Plotting code records
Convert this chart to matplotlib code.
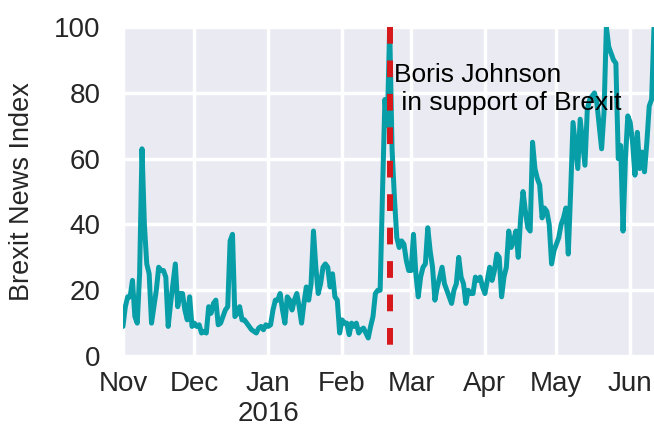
import matplotlib
matplotlib.use("Agg")
import matplotlib.pyplot as plt
import seaborn as sns
import pandas as pd

# daily Brexit news index, 1 Nov 2015 - 11 Jun 2016
nov = [9, 15, 18, 18, 23, 12, 10, 25, 63, 40, 28, 25, 10, 15, 20, 27, 26, 26, 24, 9,
       16, 22, 28, 15, 19, 19, 14, 11, 18, 9]
dec = [10, 9, 9.5, 7, 7.5, 7, 15, 13, 16, 17, 9.5, 10, 12, 14, 15, 35, 37, 12, 13, 15,
       11, 11, 10, 9, 8, 7.5, 7, 8.5, 9, 8, 9.5]
jan = [9, 9.5, 14, 17, 17, 19, 14, 10, 18, 17, 14, 17, 19, 15, 10, 16, 21, 17, 22, 38,
       27, 19, 22, 27, 28, 27, 21, 25, 18, 17, 7]
feb = [11, 10, 10, 6.5, 10, 9, 10, 7, 8, 8.5, 7, 5.5, 9, 12, 19, 20, 20, 50, 78, 70,
       100, 63, 48, 36, 33, 35, 34, 29, 26]
mar = [26, 37, 25, 18, 24, 27, 28, 39, 32, 27, 17, 21, 24, 27, 22, 20, 18, 16, 20, 22,
       30, 24, 22, 16, 20, 19, 19, 24, 23, 24, 21]
apr = [19, 23, 27, 23, 26, 31, 30, 18, 24, 27, 38, 33, 35, 38, 30, 42, 50, 44, 39, 38,
       65, 57, 54, 52, 42, 45, 44, 40, 28, 32]
may = [34, 36, 40, 42, 45, 31, 50, 71, 64, 57, 72, 65, 58, 75, 78, 79, 80, 77, 70, 63,
       74, 100, 94, 92, 90, 89, 60, 64, 38, 60, 73]
jun = [71, 65, 55, 68, 57, 62, 56, 65, 76, 78, 100]

values = nov + dec + jan + feb + mar + apr + may + jun
dates = pd.date_range("2015-11-01", periods=len(values), freq="D")

tick_dates = pd.to_datetime(["2015-11-01", "2015-12-01", "2016-01-01", "2016-02-01",
                             "2016-03-01", "2016-04-01", "2016-05-01", "2016-06-01"])
tick_labels = ["Nov", "Dec", "Jan\n2016", "Feb", "Mar", "Apr", "May", "Jun"]
event_date = pd.Timestamp("2016-02-21")
event_text = "Boris Johnson\n in support of Brexit"

sns.set_style("darkgrid")
plt.rcParams['font.family'] = ['Liberation Sans', 'DejaVu Sans']

fig = plt.figure(figsize=(6.54, 4.30), dpi=100)
ax = fig.add_axes([0.188, 0.172, 0.812, 0.765])

ax.plot(dates, values, color="#089ea8", lw=3.6)
# drawn top to bottom so the first dash sits at the top edge
ax.axvline(event_date, ymin=1, ymax=0, color="#d7191c", lw=4.3,
           linestyle=(0, (2.8, 2.8)))
ax.text(pd.Timestamp("2016-02-23"), 89, event_text, fontsize=19, va="top", ha="left",
        color="black")

ax.set_xlim(dates[0], dates[-1])
ax.set_ylim(0, 100)
ax.set_yticks([0, 20, 40, 60, 80, 100])
ax.set_xticks(tick_dates)
ax.set_xticklabels(tick_labels)
ax.tick_params(labelsize=20, colors=".15", length=0)
ax.tick_params(axis="y", pad=16)
ax.tick_params(axis="x", pad=11)
ax.set_ylabel("Brexit News Index", fontsize=19.5, color=".15", labelpad=14)
for s in ax.spines.values():
    s.set_visible(False)
ax.grid(color="white", lw=2.5)

fig.savefig("out.png", dpi=100)
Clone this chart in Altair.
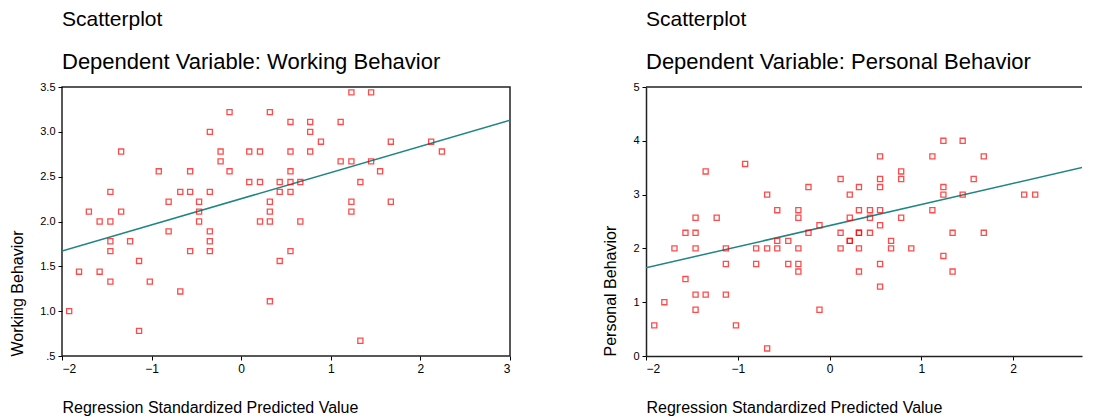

WHAT THE EXERCISE ASKS: Repeat only the lines from the beginning of the material through the line containing "ax = fig.add_axes([0.188, 0.172, 0.812, 0.765])", both ends kept, leaving pictures out.

CORRECT RESPONSE:
Convert this chart to matplotlib code.
import matplotlib
matplotlib.use("Agg")
import matplotlib.pyplot as plt
import seaborn as sns
import pandas as pd

# daily Brexit news index, 1 Nov 2015 - 11 Jun 2016
nov = [9, 15, 18, 18, 23, 12, 10, 25, 63, 40, 28, 25, 10, 15, 20, 27, 26, 26, 24, 9,
       16, 22, 28, 15, 19, 19, 14, 11, 18, 9]
dec = [10, 9, 9.5, 7, 7.5, 7, 15, 13, 16, 17, 9.5, 10, 12, 14, 15, 35, 37, 12, 13, 15,
       11, 11, 10, 9, 8, 7.5, 7, 8.5, 9, 8, 9.5]
jan = [9, 9.5, 14, 17, 17, 19, 14, 10, 18, 17, 14, 17, 19, 15, 10, 16, 21, 17, 22, 38,
       27, 19, 22, 27, 28, 27, 21, 25, 18, 17, 7]
feb = [11, 10, 10, 6.5, 10, 9, 10, 7, 8, 8.5, 7, 5.5, 9, 12, 19, 20, 20, 50, 78, 70,
       100, 63, 48, 36, 33, 35, 34, 29, 26]
mar = [26, 37, 25, 18, 24, 27, 28, 39, 32, 27, 17, 21, 24, 27, 22, 20, 18, 16, 20, 22,
       30, 24, 22, 16, 20, 19, 19, 24, 23, 24, 21]
apr = [19, 23, 27, 23, 26, 31, 30, 18, 24, 27, 38, 33, 35, 38, 30, 42, 50, 44, 39, 38,
       65, 57, 54, 52, 42, 45, 44, 40, 28, 32]
may = [34, 36, 40, 42, 45, 31, 50, 71, 64, 57, 72, 65, 58, 75, 78, 79, 80, 77, 70, 63,
       74, 100, 94, 92, 90, 89, 60, 64, 38, 60, 73]
jun = [71, 65, 55, 68, 57, 62, 56, 65, 76, 78, 100]

values = nov + dec + jan + feb + mar + apr + may + jun
dates = pd.date_range("2015-11-01", periods=len(values), freq="D")

tick_dates = pd.to_datetime(["2015-11-01", "2015-12-01", "2016-01-01", "2016-02-01",
                             "2016-03-01", "2016-04-01", "2016-05-01", "2016-06-01"])
tick_labels = ["Nov", "Dec", "Jan\n2016", "Feb", "Mar", "Apr", "May", "Jun"]
event_date = pd.Timestamp("2016-02-21")
event_text = "Boris Johnson\n in support of Brexit"

sns.set_style("darkgrid")
plt.rcParams['font.family'] = ['Liberation Sans', 'DejaVu Sans']

fig = plt.figure(figsize=(6.54, 4.30), dpi=100)
ax = fig.add_axes([0.188, 0.172, 0.812, 0.765])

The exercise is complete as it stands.